* **EXERCISE**
Retype exactly the lines from the first one through the line with "R = HALF / (1 + PULL)", including both ends; skip any pictures.

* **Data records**
════════
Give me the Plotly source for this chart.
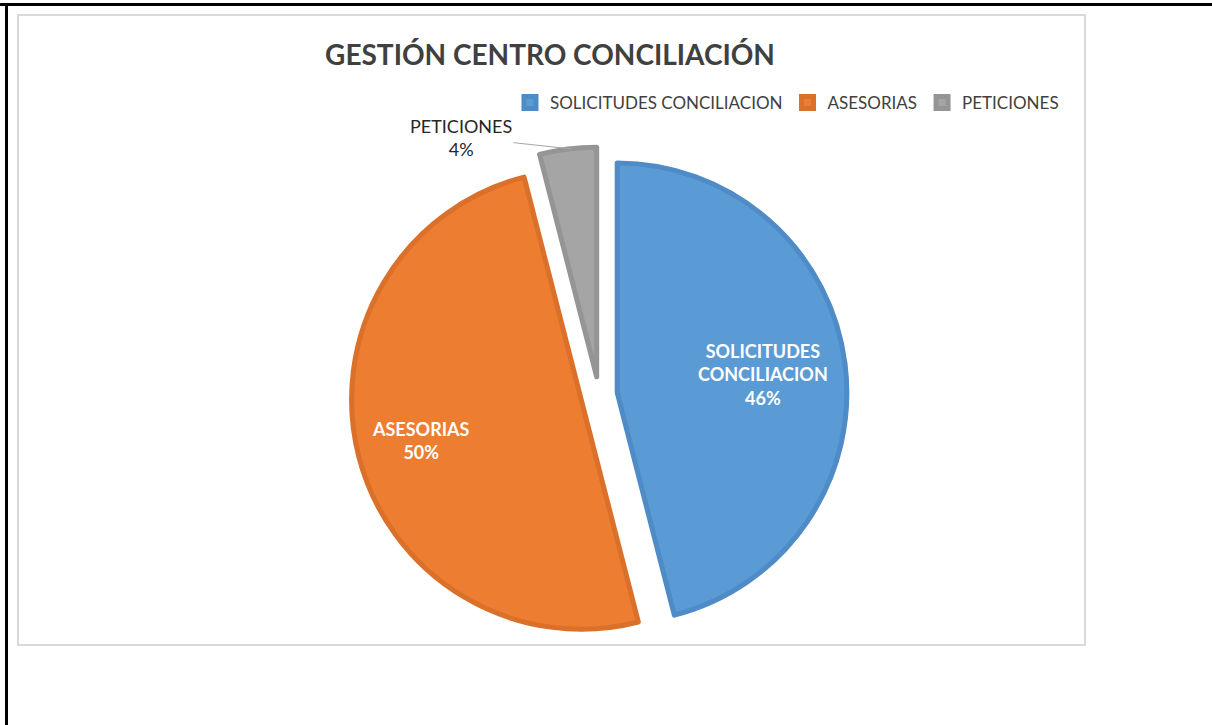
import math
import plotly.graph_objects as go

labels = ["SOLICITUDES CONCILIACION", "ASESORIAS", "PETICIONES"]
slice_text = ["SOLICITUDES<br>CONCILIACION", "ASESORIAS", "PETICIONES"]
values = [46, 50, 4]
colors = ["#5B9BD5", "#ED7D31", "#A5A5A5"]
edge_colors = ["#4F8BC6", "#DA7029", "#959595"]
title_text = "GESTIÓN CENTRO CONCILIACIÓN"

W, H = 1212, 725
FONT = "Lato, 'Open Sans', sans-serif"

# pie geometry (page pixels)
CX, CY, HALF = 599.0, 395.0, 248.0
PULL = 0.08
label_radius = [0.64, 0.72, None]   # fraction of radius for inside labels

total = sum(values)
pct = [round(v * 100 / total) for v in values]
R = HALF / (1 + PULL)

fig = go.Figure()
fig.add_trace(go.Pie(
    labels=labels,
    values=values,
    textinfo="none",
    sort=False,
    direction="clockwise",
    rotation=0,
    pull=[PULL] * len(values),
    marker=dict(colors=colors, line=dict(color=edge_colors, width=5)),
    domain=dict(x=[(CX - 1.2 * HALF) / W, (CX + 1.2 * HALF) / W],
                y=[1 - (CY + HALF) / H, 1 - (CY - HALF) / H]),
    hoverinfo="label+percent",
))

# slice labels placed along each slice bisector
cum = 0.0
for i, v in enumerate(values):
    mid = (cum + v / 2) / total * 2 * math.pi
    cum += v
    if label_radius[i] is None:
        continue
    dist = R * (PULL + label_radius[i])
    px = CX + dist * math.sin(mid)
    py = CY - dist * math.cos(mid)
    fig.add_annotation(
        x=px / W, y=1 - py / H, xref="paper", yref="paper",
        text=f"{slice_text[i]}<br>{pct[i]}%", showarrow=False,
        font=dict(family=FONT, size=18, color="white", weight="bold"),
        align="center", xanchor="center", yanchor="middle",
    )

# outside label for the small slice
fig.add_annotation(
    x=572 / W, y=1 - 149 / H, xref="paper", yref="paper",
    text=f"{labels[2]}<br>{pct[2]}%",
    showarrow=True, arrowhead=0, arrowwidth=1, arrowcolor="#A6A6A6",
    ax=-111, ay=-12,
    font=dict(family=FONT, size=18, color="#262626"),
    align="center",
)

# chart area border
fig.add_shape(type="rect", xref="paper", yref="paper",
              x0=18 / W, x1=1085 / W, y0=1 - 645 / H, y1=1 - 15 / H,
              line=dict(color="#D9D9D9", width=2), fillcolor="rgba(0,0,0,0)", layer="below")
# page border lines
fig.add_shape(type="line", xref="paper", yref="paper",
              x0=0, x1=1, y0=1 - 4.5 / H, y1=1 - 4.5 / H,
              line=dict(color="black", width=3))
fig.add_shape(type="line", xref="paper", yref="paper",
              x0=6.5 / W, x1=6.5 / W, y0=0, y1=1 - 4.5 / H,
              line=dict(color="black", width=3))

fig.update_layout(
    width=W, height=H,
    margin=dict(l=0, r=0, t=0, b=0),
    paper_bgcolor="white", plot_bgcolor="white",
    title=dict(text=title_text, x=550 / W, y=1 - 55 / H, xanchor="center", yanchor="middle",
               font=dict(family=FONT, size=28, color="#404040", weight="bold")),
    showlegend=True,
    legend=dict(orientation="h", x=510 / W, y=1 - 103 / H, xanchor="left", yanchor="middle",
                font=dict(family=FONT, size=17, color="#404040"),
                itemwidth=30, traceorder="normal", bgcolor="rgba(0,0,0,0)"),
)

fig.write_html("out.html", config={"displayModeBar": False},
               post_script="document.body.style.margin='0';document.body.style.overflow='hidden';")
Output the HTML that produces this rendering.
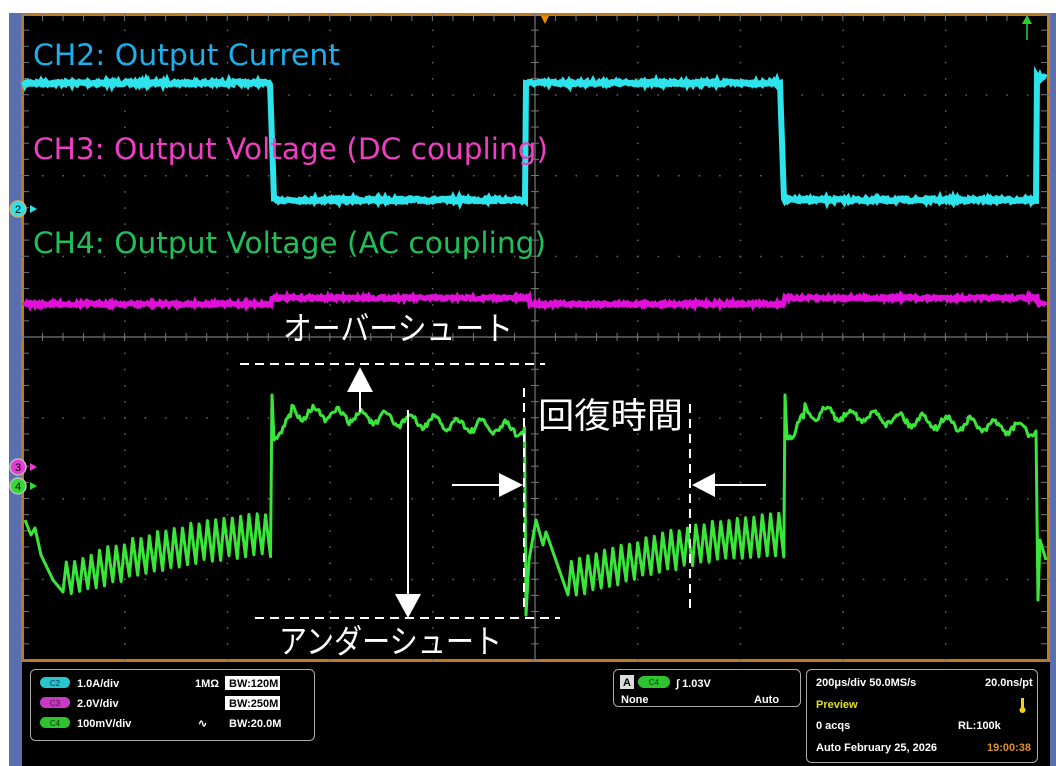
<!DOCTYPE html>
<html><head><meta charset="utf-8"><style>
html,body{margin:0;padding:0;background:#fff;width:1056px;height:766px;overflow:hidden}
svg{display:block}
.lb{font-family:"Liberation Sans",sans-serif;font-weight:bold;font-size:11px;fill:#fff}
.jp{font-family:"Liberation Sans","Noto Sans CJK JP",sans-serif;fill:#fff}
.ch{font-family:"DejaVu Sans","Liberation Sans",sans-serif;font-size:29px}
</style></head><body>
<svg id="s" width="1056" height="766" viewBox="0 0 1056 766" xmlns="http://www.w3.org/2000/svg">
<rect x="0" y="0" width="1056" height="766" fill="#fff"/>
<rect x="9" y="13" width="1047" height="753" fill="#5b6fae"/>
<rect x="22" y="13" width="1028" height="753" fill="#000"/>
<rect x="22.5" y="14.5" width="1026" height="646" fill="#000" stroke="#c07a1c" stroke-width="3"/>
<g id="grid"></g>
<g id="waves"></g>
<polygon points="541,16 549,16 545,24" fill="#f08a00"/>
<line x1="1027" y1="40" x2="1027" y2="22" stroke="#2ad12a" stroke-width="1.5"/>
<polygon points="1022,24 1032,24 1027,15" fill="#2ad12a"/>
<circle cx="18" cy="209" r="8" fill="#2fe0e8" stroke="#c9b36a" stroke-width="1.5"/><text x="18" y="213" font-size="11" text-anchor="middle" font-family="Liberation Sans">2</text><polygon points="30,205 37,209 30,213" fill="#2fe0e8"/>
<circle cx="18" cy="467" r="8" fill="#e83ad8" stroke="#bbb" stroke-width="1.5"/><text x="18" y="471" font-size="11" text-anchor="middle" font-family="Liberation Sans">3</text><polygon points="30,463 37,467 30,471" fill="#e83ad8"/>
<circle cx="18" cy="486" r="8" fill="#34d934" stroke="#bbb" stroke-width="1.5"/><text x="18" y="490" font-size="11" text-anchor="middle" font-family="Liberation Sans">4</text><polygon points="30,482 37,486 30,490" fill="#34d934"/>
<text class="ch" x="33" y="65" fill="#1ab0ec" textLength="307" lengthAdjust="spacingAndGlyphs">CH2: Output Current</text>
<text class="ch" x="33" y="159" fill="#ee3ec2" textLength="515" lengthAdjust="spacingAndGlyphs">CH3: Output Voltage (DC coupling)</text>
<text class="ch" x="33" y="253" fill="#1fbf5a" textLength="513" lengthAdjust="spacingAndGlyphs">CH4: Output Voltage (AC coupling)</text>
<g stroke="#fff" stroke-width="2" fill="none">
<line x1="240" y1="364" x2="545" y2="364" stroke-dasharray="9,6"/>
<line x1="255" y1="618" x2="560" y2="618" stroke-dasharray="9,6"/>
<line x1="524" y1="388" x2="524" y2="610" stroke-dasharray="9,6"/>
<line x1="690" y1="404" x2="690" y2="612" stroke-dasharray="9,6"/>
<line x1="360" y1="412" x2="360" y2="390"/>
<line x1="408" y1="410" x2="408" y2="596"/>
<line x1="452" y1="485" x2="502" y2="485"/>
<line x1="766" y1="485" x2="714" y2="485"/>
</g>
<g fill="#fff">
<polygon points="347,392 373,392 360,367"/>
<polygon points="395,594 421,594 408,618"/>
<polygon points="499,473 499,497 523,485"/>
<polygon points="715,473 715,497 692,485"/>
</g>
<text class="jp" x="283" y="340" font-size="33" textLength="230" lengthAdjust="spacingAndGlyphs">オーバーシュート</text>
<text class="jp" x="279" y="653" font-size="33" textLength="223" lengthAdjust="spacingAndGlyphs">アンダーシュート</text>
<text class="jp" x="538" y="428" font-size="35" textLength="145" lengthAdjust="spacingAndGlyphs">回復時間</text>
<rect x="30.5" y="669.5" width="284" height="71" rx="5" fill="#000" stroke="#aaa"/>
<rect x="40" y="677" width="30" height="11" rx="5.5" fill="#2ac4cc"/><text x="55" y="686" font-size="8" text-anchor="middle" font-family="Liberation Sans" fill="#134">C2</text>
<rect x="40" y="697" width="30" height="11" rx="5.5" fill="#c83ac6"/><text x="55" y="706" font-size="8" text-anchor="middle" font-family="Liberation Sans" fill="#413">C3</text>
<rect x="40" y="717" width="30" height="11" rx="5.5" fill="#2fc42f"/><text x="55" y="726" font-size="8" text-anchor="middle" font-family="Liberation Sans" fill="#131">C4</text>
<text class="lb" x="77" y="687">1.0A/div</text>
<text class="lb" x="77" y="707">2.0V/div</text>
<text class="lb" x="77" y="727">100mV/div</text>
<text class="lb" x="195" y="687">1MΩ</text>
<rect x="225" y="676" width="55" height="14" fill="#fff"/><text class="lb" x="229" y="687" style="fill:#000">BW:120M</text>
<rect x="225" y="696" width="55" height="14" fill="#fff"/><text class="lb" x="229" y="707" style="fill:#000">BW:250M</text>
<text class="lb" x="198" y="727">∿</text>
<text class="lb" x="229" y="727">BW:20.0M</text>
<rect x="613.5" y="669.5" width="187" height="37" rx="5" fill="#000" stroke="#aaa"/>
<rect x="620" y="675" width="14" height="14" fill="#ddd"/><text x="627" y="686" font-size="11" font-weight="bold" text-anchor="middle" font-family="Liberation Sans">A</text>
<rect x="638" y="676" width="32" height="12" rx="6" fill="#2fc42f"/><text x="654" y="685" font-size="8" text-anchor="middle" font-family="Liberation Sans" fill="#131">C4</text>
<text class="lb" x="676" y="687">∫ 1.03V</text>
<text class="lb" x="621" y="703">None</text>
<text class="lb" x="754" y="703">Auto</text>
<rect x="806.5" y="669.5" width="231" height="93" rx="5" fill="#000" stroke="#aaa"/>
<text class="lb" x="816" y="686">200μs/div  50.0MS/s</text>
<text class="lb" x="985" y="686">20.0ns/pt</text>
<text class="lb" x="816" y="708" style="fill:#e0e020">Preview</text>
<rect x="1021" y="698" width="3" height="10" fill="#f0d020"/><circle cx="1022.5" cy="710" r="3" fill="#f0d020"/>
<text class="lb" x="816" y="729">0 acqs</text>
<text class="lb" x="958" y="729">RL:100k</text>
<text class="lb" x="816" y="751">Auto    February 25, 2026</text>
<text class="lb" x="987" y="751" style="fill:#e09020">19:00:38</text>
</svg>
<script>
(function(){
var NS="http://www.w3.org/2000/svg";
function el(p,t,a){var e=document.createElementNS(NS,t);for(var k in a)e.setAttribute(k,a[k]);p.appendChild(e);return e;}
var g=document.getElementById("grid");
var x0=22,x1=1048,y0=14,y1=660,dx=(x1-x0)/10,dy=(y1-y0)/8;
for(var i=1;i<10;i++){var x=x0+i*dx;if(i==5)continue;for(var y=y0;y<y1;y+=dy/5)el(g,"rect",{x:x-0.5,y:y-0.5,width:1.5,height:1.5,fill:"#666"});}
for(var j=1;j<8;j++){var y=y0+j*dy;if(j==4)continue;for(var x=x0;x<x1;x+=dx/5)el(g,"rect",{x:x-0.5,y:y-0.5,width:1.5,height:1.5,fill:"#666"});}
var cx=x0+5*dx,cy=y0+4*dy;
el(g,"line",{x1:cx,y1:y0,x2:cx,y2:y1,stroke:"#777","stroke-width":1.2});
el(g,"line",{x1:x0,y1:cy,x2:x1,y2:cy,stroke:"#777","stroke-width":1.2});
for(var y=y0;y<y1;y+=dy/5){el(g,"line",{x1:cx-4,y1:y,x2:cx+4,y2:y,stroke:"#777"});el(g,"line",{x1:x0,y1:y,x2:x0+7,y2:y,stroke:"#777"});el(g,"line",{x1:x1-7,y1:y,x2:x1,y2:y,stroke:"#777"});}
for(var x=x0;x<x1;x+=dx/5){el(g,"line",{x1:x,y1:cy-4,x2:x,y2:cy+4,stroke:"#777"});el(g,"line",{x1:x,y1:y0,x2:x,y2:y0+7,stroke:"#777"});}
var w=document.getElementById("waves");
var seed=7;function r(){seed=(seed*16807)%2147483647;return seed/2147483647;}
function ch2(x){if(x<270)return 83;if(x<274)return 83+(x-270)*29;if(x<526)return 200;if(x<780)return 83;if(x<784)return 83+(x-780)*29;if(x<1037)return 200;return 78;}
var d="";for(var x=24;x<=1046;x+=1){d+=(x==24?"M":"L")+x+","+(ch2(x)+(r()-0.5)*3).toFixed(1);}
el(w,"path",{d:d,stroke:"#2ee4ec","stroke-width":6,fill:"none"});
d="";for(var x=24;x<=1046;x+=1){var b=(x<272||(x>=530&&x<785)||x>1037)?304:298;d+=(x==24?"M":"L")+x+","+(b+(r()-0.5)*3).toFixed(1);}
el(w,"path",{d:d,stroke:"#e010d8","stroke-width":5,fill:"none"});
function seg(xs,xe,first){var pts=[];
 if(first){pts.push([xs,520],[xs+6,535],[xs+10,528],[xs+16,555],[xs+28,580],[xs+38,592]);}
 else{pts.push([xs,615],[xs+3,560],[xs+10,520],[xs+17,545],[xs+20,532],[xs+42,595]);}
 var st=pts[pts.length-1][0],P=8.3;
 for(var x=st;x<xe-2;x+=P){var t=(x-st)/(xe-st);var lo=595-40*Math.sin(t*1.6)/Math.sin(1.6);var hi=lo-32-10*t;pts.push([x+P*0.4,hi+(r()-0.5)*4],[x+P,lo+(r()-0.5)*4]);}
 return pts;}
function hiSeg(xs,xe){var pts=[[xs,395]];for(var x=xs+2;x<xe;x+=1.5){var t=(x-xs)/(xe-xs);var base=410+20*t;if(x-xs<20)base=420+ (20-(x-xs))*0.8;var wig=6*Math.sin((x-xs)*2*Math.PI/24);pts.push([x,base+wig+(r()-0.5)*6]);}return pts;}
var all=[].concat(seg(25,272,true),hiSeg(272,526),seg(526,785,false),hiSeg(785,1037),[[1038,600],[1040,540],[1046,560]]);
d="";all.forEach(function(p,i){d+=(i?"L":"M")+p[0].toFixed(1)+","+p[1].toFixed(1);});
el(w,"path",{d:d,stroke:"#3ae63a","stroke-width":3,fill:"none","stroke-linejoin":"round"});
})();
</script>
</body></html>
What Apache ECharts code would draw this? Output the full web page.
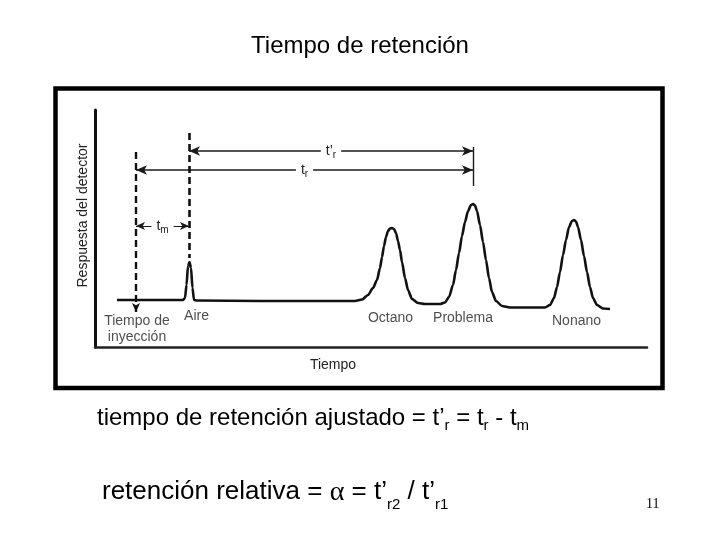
════════
* **THE RESPONSE**
Give me the Plotly source for this chart.
import math
import plotly.graph_objects as go

labels = ["SOLICITUDES CONCILIACION", "ASESORIAS", "PETICIONES"]
slice_text = ["SOLICITUDES<br>CONCILIACION", "ASESORIAS", "PETICIONES"]
values = [46, 50, 4]
colors = ["#5B9BD5", "#ED7D31", "#A5A5A5"]
edge_colors = ["#4F8BC6", "#DA7029", "#959595"]
title_text = "GESTIÓN CENTRO CONCILIACIÓN"

W, H = 1212, 725
FONT = "Lato, 'Open Sans', sans-serif"

# pie geometry (page pixels)
CX, CY, HALF = 599.0, 395.0, 248.0
PULL = 0.08
label_radius = [0.64, 0.72, None]   # fraction of radius for inside labels

total = sum(values)
pct = [round(v * 100 / total) for v in values]
R = HALF / (1 + PULL)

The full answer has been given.